Por outro lado, todos sabemos que a lei prevê a busca e apreensão de documentos, desde que através de autorização judicial. É claro que, tanto no Brasil quanto na Europa ou nos Estados Unidos, quando o advogado se envolve em práticas criminosas, excedendo seus limites profissionais, deve ser alvo de investigações e varreduras. Para isso, existem as entidades de classe, que exemplarmente no Brasil, Portugal e nos Estados Unidos, não são corporativistas diante do mau profissional.

Mas, na prática, lamentavelmente, o que estamos assistindo são informações profissionais violadas à manu militari, algumas vezes sem autorização, sob argumentação de que a apuração criminal supera a privacidade. Muitas vezes a missão dos advogados é confundida com práticas ilegais de seus clientes. Com isso, no momento em que percebemos o esforço de entidades jurídicas internacionais na defesa da democracia e da liberdade plena entre os países, notamos também que as prerrogativas da advocacia eram muito mais asseguradas e respeitadas no passado.

Embora o combate à criminalidade, sobretudo à corrupção que impera em países como o Brasil, deva ser exaltada, é preciso saber respeitar os limites da legalidade.
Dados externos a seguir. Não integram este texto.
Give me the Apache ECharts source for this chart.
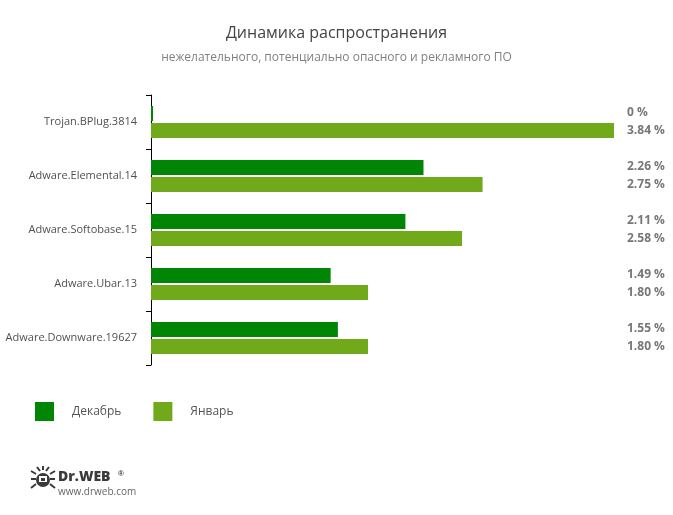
<!DOCTYPE html>
<html><head><meta charset="utf-8">
<script src="https://cdn.jsdelivr.net/npm/echarts@6/dist/echarts.min.js"></script>
<style>html,body{margin:0;padding:0;background:#fff}#c{width:673px;height:515px}</style>
</head><body><div id="c"></div>
<script>
const categories = ['Trojan.BPlug.3814','Adware.Elemental.14','Adware.Softobase.15','Adware.Ubar.13','Adware.Downware.19627'];
const december = [0, 2.26, 2.11, 1.49, 1.55];
const january = [3.84, 2.75, 2.58, 1.80, 1.80];
const seriesNames = ['Декабрь','Январь'];
const titleText = 'Динамика распространения';
const subtitleText = 'нежелательного, потенциально опасного и рекламного ПО';

function fmt(v){ return v === 0 ? '0 %' : v.toFixed(2) + ' %'; }
const rightLabels = categories.map((c,i)=> fmt(december[i]) + '\n' + fmt(january[i]));

const chart = echarts.init(document.getElementById('c'), null, {renderer:'canvas'});
const font = '"Open Sans", sans-serif';
const ink = '#3a3a3a';
const legs = [
  [[36,474],[31,471]],[[36,479],[31,479]],[[36,484],[31,488]],
  [[50,474],[55,471]],[[50,479],[55,479]],[[50,484],[55,488]],
  [[40,471],[37,467]],[[46,471],[49,467]],[[43,470],[43,466]]
];
const legGraphics = legs.map(p=>({type:'line', shape:{x1:p[0][0],y1:p[0][1],x2:p[1][0],y2:p[1][1]}, style:{stroke:ink, lineWidth:2}}));
chart.setOption({
  animation:false,
  title:{
    text:titleText, subtext:subtitleText, left:'center', top:20, itemGap:11,
    textStyle:{fontFamily:font, fontSize:16, fontWeight:'normal', color:'#444'},
    subtextStyle:{fontFamily:font, fontSize:12, color:'#808080'}
  },
  legend:{
    left:30, top:397, itemWidth:19, itemHeight:19, itemGap:32, icon:'rect',
    textStyle:{fontFamily:font, fontSize:12, color:'#555', padding:[0,0,0,13]},
    data:seriesNames
  },
  grid:{left:151, top:95, width:463, height:270},
  xAxis:{type:'value', min:0, max:'dataMax', show:false},
  yAxis:[{
    type:'category', data:categories, inverse:true,
    axisLine:{show:true, lineStyle:{color:'#000', width:1}},
    axisTick:{show:true, length:5, lineStyle:{color:'#000', width:1}},
    axisLabel:{fontFamily:font, fontSize:11, color:'#505050', margin:14}
  },{
    type:'category', data:rightLabels, inverse:true, position:'right',
    axisLine:{show:false}, axisTick:{show:false},
    axisLabel:{fontFamily:font, fontSize:12, fontWeight:'bold', color:'#777', margin:13, lineHeight:18, align:'left'}
  }],
  series:[{
    name:seriesNames[0], type:'bar', data:december, barWidth:15, barGap:'13%', barMinHeight:2,
    itemStyle:{color:'#008505'}
  },{
    name:seriesNames[1], type:'bar', data:january, barWidth:15, barGap:'13%',
    itemStyle:{color:'#70AA1B'}
  }],
  graphic:[
    {type:'text', left:58, top:470, style:{text:'Dr.WEB', font:'900 14px "Open Sans", sans-serif', fill:ink}},
    {type:'text', left:118, top:470, style:{text:'®', font:'bold 8px sans-serif', fill:ink}},
    {type:'text', left:58, top:487, style:{text:'www.drweb.com', font:'10px "Open Sans", sans-serif', fill:'#666'}}
  ].concat(legGraphics).concat([
    {type:'circle', shape:{cx:43, cy:480, r:7}, style:{fill:ink}},
    {type:'rect', shape:{x:39, y:476, width:8, height:6}, style:{fill:'#fff'}},
    {type:'rect', shape:{x:41, y:478, width:4, height:3}, style:{fill:ink}}
  ])
});
</script></body></html>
É preciso ser observado também os critérios respectivos da busca e investigação amparados no Código de Processo Penal em detrimento do método ilegal e violento, como uma forma de se economizar tempo nas pesquisas necessárias em alguns casos.

Fechar os olhos para a violação de segredos profissionais, valendo-se do argumento da importância da investigação criminal, é o mesmo que negar defesa assegurada por lei para simples acusados. A apreensão de documentos retidos com os advogados para incriminação de seus clientes pode ser considerada uma prova ilegal de acusação. Com base nesses princípios, é frustrante que essas invasões de escritórios de advocacia, que ocorriam em governos ditatoriais, passem também a se tornar hábito em regimes democráticos como o brasileiro, consolidados com a ajuda dos próprios advogados. O due process of law está sob risco.